● Set exercise:
In this exercise, the entries below include pictures. Repeat exactly the lines from the line with "Give me the TikZ source for this diagram." to the line with "(0,1.5) -- (703,1.5);", including both, but without the pictures.

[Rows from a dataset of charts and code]
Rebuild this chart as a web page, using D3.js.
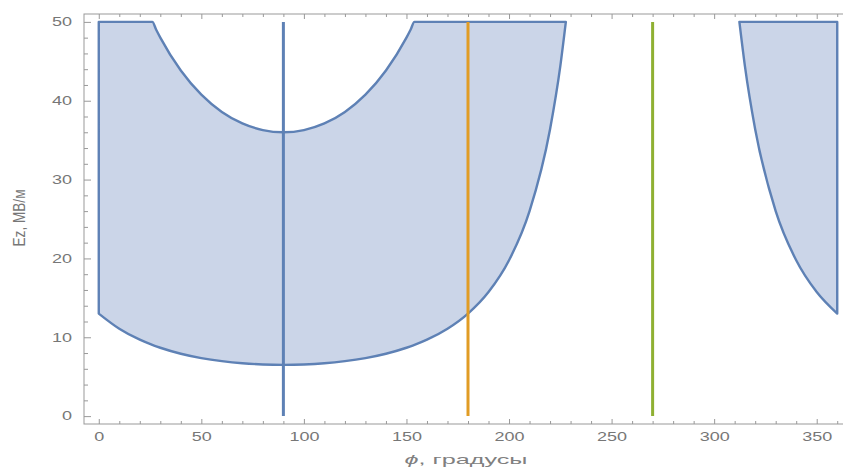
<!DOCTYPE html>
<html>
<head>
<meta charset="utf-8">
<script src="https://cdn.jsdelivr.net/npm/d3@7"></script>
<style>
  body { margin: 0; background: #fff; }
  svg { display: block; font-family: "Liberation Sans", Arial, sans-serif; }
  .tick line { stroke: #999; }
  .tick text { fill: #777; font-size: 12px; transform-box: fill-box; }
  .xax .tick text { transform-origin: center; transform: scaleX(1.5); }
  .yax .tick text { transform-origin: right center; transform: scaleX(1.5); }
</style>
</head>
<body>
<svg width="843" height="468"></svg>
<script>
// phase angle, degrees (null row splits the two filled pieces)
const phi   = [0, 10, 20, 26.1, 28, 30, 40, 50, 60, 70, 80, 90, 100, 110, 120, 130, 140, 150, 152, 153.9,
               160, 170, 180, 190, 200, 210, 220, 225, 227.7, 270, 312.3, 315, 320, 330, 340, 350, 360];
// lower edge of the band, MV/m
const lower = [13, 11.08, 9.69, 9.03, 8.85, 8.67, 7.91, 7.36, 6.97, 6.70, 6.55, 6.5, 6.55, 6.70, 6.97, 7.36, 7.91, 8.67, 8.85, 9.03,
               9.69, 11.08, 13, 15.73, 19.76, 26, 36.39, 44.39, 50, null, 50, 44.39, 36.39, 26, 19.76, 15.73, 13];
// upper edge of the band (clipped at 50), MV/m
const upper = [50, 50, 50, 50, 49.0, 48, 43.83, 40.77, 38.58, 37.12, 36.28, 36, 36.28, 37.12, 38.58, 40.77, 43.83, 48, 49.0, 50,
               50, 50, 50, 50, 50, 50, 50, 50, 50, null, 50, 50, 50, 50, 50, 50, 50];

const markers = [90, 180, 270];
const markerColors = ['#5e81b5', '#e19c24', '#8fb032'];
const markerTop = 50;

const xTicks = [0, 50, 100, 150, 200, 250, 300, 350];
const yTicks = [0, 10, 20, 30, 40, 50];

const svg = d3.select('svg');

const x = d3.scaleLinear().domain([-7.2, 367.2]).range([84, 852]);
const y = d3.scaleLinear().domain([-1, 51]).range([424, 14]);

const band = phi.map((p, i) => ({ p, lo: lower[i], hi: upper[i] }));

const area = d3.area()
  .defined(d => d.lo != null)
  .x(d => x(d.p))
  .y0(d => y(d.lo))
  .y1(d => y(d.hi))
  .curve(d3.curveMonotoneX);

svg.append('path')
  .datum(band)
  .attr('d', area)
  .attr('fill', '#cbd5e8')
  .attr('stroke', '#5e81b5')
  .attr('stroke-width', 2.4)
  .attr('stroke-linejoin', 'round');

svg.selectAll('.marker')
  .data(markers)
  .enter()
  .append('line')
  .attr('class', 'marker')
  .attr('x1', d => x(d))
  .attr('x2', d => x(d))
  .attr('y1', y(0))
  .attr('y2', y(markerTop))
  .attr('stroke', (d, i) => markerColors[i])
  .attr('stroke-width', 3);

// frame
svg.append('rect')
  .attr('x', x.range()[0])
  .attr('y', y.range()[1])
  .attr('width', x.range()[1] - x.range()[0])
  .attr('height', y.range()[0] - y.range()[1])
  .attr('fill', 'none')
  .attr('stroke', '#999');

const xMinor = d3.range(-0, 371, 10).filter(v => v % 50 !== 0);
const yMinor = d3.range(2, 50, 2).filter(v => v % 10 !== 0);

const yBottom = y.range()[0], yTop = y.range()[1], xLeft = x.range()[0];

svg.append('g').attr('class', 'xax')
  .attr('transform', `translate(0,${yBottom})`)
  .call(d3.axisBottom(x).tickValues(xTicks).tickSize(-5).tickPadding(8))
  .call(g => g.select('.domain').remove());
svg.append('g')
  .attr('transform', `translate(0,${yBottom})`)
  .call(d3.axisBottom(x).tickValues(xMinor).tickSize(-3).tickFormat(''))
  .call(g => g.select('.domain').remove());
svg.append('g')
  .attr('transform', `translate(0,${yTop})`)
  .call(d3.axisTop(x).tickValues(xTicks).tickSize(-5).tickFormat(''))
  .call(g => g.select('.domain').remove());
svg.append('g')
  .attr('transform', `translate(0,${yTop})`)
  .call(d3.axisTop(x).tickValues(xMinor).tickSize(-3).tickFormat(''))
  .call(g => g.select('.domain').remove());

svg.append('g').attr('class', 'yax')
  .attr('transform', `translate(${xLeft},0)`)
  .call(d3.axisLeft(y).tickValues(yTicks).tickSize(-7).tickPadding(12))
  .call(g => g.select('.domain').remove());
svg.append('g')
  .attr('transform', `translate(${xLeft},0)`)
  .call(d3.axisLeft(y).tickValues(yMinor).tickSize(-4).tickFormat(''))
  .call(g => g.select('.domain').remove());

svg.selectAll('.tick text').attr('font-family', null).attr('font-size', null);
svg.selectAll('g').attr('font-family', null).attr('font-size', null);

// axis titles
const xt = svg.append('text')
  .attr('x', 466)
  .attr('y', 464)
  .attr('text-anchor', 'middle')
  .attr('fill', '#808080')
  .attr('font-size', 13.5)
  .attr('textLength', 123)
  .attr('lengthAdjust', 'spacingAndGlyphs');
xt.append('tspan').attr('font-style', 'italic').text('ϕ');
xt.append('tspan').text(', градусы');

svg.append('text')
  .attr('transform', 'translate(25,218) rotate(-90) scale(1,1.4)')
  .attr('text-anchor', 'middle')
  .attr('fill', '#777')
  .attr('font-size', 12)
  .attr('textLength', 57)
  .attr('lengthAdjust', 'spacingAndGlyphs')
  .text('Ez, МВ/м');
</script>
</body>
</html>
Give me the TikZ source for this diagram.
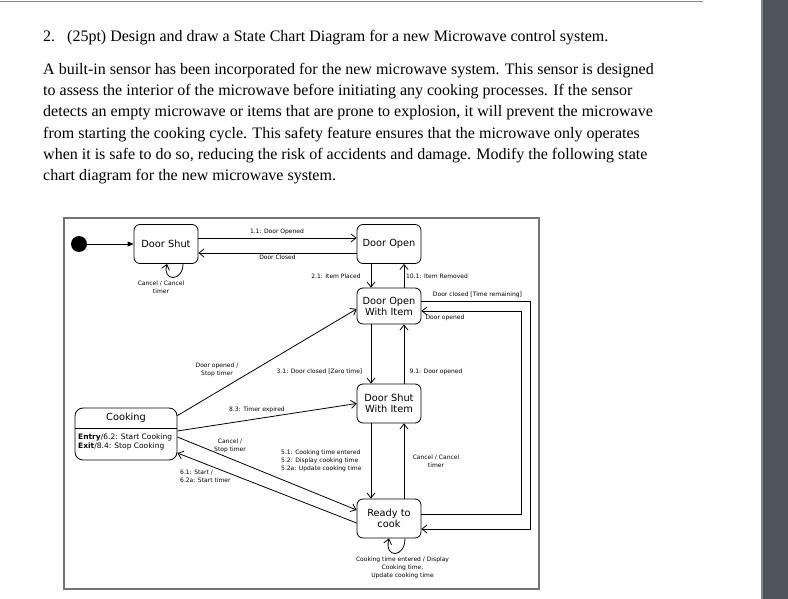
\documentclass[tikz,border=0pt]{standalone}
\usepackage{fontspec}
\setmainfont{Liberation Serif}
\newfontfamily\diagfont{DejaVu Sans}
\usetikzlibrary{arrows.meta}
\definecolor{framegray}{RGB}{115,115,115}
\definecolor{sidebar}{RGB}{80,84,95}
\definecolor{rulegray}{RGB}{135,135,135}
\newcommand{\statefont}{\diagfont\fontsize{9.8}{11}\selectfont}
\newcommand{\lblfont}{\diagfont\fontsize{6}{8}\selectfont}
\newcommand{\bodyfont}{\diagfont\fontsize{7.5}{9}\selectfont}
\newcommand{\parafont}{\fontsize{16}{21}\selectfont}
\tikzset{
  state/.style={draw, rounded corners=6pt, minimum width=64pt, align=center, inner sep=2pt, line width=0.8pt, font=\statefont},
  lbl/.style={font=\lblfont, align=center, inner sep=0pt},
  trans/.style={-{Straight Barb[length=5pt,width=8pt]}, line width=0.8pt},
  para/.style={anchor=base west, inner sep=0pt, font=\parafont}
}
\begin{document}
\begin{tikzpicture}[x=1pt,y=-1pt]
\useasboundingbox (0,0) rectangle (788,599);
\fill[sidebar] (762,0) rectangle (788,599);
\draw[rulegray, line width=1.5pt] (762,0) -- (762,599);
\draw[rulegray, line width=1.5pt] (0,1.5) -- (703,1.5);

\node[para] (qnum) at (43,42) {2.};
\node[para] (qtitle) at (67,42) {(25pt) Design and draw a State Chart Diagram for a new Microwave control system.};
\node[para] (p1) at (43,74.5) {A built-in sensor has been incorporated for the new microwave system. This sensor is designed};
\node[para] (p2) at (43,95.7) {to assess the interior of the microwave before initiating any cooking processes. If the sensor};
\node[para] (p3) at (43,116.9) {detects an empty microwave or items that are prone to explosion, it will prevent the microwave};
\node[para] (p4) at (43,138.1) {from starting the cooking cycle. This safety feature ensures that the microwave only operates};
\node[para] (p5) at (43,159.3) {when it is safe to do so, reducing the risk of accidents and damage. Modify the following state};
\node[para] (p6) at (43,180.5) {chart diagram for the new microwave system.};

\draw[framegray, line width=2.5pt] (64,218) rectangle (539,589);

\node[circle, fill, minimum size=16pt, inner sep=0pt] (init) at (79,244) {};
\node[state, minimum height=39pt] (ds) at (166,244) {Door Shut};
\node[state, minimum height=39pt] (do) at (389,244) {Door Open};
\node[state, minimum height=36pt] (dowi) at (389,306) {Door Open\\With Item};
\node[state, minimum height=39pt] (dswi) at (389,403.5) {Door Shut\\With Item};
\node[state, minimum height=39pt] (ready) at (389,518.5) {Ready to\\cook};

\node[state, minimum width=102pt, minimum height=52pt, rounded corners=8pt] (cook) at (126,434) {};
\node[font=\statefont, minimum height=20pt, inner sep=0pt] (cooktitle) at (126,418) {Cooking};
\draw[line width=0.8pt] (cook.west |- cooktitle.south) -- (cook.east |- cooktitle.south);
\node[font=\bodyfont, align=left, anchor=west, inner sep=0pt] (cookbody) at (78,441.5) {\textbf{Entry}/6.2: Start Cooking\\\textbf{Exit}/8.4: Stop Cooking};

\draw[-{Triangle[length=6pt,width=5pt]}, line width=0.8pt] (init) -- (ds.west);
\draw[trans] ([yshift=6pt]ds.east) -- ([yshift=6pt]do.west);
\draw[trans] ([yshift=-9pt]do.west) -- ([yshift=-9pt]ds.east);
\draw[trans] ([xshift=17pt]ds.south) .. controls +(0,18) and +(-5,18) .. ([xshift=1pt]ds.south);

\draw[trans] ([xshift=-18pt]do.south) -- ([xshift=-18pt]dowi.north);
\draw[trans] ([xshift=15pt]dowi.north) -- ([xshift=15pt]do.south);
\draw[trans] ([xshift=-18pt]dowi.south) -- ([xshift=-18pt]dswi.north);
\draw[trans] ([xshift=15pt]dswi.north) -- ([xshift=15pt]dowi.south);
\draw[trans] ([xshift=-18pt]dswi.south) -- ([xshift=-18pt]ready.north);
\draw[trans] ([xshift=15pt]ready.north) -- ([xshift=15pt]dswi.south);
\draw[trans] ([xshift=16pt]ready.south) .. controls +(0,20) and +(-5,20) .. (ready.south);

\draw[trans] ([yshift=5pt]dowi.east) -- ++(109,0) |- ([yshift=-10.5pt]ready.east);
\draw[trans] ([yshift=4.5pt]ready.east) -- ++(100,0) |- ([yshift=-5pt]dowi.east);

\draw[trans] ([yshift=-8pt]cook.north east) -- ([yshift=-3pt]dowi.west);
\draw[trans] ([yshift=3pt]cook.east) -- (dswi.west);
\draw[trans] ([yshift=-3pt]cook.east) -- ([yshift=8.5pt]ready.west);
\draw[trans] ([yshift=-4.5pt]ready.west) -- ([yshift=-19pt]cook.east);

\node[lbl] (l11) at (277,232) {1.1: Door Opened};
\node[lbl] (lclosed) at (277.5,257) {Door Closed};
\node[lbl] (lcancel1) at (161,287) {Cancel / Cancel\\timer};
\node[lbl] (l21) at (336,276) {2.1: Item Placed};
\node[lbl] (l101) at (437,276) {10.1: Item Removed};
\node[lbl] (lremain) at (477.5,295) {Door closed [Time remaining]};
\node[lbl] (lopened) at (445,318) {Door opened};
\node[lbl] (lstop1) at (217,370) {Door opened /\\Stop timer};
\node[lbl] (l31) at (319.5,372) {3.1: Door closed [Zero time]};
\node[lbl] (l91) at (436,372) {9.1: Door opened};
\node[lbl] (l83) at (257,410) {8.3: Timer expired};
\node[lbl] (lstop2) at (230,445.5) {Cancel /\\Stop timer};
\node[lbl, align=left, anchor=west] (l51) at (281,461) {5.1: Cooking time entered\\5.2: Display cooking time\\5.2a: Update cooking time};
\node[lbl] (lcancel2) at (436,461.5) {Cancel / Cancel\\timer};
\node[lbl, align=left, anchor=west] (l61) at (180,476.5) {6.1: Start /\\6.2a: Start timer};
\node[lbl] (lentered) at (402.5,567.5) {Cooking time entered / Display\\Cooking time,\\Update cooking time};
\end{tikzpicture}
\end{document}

● Problem solution:
Give me the TikZ source for this diagram.
\documentclass[tikz,border=0pt]{standalone}
\usepackage{fontspec}
\setmainfont{Liberation Serif}
\newfontfamily\diagfont{DejaVu Sans}
\usetikzlibrary{arrows.meta}
\definecolor{framegray}{RGB}{115,115,115}
\definecolor{sidebar}{RGB}{80,84,95}
\definecolor{rulegray}{RGB}{135,135,135}
\newcommand{\statefont}{\diagfont\fontsize{9.8}{11}\selectfont}
\newcommand{\lblfont}{\diagfont\fontsize{6}{8}\selectfont}
\newcommand{\bodyfont}{\diagfont\fontsize{7.5}{9}\selectfont}
\newcommand{\parafont}{\fontsize{16}{21}\selectfont}
\tikzset{
  state/.style={draw, rounded corners=6pt, minimum width=64pt, align=center, inner sep=2pt, line width=0.8pt, font=\statefont},
  lbl/.style={font=\lblfont, align=center, inner sep=0pt},
  trans/.style={-{Straight Barb[length=5pt,width=8pt]}, line width=0.8pt},
  para/.style={anchor=base west, inner sep=0pt, font=\parafont}
}
\begin{document}
\begin{tikzpicture}[x=1pt,y=-1pt]
\useasboundingbox (0,0) rectangle (788,599);
\fill[sidebar] (762,0) rectangle (788,599);
\draw[rulegray, line width=1.5pt] (762,0) -- (762,599);
\draw[rulegray, line width=1.5pt] (0,1.5) -- (703,1.5);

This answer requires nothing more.